Problem to work on » Word for word, give the material below again, minus any images.

Source data »
— begin —

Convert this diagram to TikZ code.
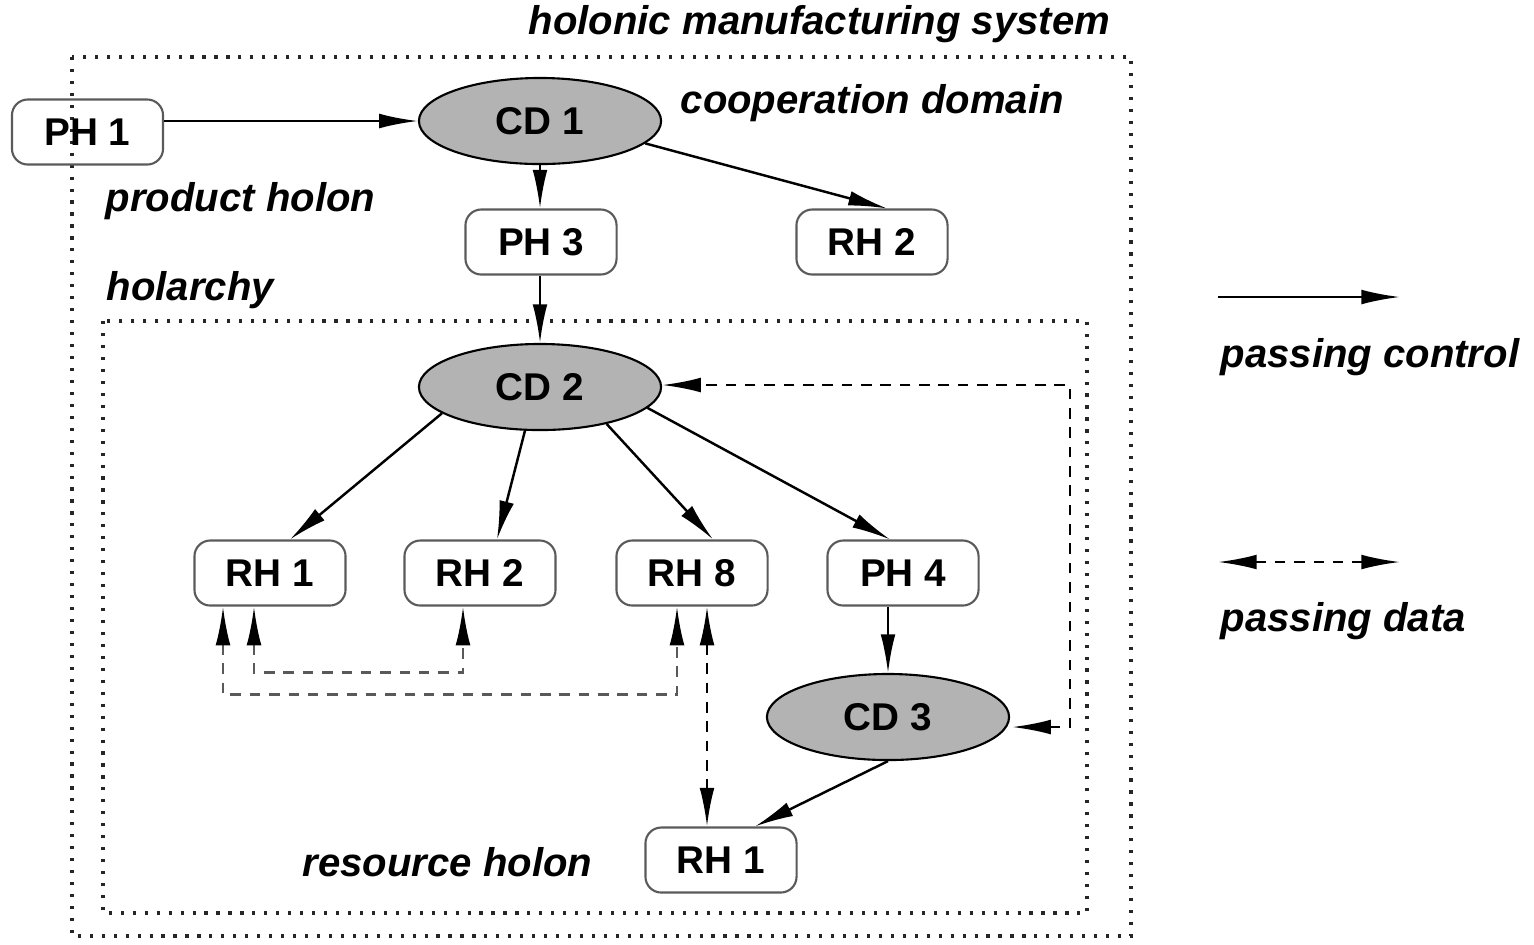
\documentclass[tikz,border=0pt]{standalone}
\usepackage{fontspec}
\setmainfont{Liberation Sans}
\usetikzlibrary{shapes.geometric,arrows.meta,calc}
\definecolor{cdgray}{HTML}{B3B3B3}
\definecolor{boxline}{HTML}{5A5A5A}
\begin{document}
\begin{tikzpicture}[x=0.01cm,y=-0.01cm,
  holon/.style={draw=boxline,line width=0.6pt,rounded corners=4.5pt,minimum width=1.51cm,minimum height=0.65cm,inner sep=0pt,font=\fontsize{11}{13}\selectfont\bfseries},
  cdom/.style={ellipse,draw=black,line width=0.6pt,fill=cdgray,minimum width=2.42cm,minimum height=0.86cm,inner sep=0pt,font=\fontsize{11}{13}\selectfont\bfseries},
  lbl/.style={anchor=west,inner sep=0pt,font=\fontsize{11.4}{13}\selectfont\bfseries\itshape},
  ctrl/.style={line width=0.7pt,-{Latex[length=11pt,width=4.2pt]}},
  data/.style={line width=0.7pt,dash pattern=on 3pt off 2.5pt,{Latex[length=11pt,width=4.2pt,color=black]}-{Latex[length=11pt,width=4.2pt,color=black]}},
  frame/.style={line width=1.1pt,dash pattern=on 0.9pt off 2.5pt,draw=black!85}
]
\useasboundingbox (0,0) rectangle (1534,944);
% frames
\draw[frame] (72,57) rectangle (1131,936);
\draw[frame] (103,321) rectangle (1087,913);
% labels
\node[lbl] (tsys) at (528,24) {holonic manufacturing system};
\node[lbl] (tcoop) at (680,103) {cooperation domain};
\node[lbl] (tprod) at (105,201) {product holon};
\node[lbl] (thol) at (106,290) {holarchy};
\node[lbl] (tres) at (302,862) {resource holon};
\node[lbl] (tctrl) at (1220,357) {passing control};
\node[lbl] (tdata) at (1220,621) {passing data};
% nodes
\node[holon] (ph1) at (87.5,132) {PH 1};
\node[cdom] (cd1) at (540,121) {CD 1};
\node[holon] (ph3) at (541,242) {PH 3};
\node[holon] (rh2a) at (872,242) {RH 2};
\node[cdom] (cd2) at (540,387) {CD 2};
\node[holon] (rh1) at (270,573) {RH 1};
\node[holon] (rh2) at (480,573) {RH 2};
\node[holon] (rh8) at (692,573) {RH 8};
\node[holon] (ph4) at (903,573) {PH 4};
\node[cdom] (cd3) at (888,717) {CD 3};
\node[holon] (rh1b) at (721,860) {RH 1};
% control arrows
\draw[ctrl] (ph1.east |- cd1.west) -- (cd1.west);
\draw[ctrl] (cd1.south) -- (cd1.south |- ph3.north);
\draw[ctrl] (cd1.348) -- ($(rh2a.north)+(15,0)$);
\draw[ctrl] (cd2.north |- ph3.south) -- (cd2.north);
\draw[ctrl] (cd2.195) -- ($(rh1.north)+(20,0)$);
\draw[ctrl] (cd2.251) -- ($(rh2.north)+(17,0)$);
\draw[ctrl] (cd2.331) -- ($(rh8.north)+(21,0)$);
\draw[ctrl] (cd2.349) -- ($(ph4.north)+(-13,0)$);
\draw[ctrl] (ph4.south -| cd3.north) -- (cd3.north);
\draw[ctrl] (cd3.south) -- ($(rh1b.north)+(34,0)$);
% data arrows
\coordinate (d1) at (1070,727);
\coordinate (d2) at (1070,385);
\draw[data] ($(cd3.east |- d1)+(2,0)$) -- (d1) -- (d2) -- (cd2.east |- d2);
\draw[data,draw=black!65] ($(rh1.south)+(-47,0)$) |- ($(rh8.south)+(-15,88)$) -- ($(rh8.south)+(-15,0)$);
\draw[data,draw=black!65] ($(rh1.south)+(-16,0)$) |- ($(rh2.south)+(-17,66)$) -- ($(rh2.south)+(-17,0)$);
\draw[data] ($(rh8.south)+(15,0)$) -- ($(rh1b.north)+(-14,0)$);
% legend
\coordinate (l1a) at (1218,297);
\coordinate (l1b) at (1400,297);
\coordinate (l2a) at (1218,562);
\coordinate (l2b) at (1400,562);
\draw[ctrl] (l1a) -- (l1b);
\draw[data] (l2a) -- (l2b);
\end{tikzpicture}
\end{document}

— end —

Result of the exercise »
Convert this diagram to TikZ code.
\documentclass[tikz,border=0pt]{standalone}
\usepackage{fontspec}
\setmainfont{Liberation Sans}
\usetikzlibrary{shapes.geometric,arrows.meta,calc}
\definecolor{cdgray}{HTML}{B3B3B3}
\definecolor{boxline}{HTML}{5A5A5A}
\begin{document}
\begin{tikzpicture}[x=0.01cm,y=-0.01cm,
  holon/.style={draw=boxline,line width=0.6pt,rounded corners=4.5pt,minimum width=1.51cm,minimum height=0.65cm,inner sep=0pt,font=\fontsize{11}{13}\selectfont\bfseries},
  cdom/.style={ellipse,draw=black,line width=0.6pt,fill=cdgray,minimum width=2.42cm,minimum height=0.86cm,inner sep=0pt,font=\fontsize{11}{13}\selectfont\bfseries},
  lbl/.style={anchor=west,inner sep=0pt,font=\fontsize{11.4}{13}\selectfont\bfseries\itshape},
  ctrl/.style={line width=0.7pt,-{Latex[length=11pt,width=4.2pt]}},
  data/.style={line width=0.7pt,dash pattern=on 3pt off 2.5pt,{Latex[length=11pt,width=4.2pt,color=black]}-{Latex[length=11pt,width=4.2pt,color=black]}},
  frame/.style={line width=1.1pt,dash pattern=on 0.9pt off 2.5pt,draw=black!85}
]
\useasboundingbox (0,0) rectangle (1534,944);
% frames
\draw[frame] (72,57) rectangle (1131,936);
\draw[frame] (103,321) rectangle (1087,913);
% labels
\node[lbl] (tsys) at (528,24) {holonic manufacturing system};
\node[lbl] (tcoop) at (680,103) {cooperation domain};
\node[lbl] (tprod) at (105,201) {product holon};
\node[lbl] (thol) at (106,290) {holarchy};
\node[lbl] (tres) at (302,862) {resource holon};
\node[lbl] (tctrl) at (1220,357) {passing control};
\node[lbl] (tdata) at (1220,621) {passing data};
% nodes
\node[holon] (ph1) at (87.5,132) {PH 1};
\node[cdom] (cd1) at (540,121) {CD 1};
\node[holon] (ph3) at (541,242) {PH 3};
\node[holon] (rh2a) at (872,242) {RH 2};
\node[cdom] (cd2) at (540,387) {CD 2};
\node[holon] (rh1) at (270,573) {RH 1};
\node[holon] (rh2) at (480,573) {RH 2};
\node[holon] (rh8) at (692,573) {RH 8};
\node[holon] (ph4) at (903,573) {PH 4};
\node[cdom] (cd3) at (888,717) {CD 3};
\node[holon] (rh1b) at (721,860) {RH 1};
% control arrows
\draw[ctrl] (ph1.east |- cd1.west) -- (cd1.west);
\draw[ctrl] (cd1.south) -- (cd1.south |- ph3.north);
\draw[ctrl] (cd1.348) -- ($(rh2a.north)+(15,0)$);
\draw[ctrl] (cd2.north |- ph3.south) -- (cd2.north);
\draw[ctrl] (cd2.195) -- ($(rh1.north)+(20,0)$);
\draw[ctrl] (cd2.251) -- ($(rh2.north)+(17,0)$);
\draw[ctrl] (cd2.331) -- ($(rh8.north)+(21,0)$);
\draw[ctrl] (cd2.349) -- ($(ph4.north)+(-13,0)$);
\draw[ctrl] (ph4.south -| cd3.north) -- (cd3.north);
\draw[ctrl] (cd3.south) -- ($(rh1b.north)+(34,0)$);
% data arrows
\coordinate (d1) at (1070,727);
\coordinate (d2) at (1070,385);
\draw[data] ($(cd3.east |- d1)+(2,0)$) -- (d1) -- (d2) -- (cd2.east |- d2);
\draw[data,draw=black!65] ($(rh1.south)+(-47,0)$) |- ($(rh8.south)+(-15,88)$) -- ($(rh8.south)+(-15,0)$);
\draw[data,draw=black!65] ($(rh1.south)+(-16,0)$) |- ($(rh2.south)+(-17,66)$) -- ($(rh2.south)+(-17,0)$);
\draw[data] ($(rh8.south)+(15,0)$) -- ($(rh1b.north)+(-14,0)$);
% legend
\coordinate (l1a) at (1218,297);
\coordinate (l1b) at (1400,297);
\coordinate (l2a) at (1218,562);
\coordinate (l2b) at (1400,562);
\draw[ctrl] (l1a) -- (l1b);
\draw[data] (l2a) -- (l2b);
\end{tikzpicture}
\end{document}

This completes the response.